Emigrati, ovunque emigrati
EMIGRATI DALLE NOSTRE PATRIE ED ERRANTI.



Ara s'envisquen li lumieras scrasàas dal cèl,
aval a l'orizont pian pian veu despareiser Iera,
devino encar lo pòrt de Tolon.

La libertat es l'aire sul morre, aquesta mar es tot çò que ai,
l'aire e la tela, vòli dire, sies estat abituda, vida e pantalh.

Mòri per estre ço que eri, ma vida val la mia fincion,
e dins lo cul aquel Emperi, tuchi i Engles e Napoleon.

Fraire de la mar, fraire de la costa
l'aiga nos pòrta al nòste destin.
La libertat es l'aire e la vela,
LA LIBERTAT, L'ONDA E LO DALFIN.

Joan Peiròl, da "Gibous, Begase e Bandì" - Lou Dalfin
Tolone, 1805. Un uomo di Provenza, che ha vissuto come un corsaro sui mari del sud torna al paese per morire in una battaglia contro gli inglesi, per noia e abitudine al coraggio.
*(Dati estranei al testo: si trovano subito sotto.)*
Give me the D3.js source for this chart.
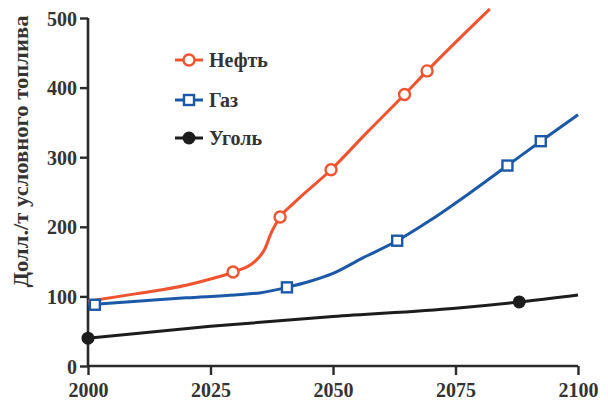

Da un'idea di J. Conrad.

Si stanno accendendo le luci, schiacciate dal cielo, laggiù all'orizzonte, pian piano vedo scomparire Hyères, indovino ancora il porto di Tolone/La libertà è l'aria che ti batte in faccia, questo mare è tutto quello che ho, il vento e la tela, voglio dire, siete stati per me abitudine, vita e sogno/Muoio per essere quello che ero, la mia vita vale la mia fine, e nel culo a quell'impero, tutti gli inglesi e Napoleone/Fratelli del mare, fratelli della costa, l'acqua ci porta al nostro destino, la libertà è il vento e la vela, la libertà, l'onda e il delfino.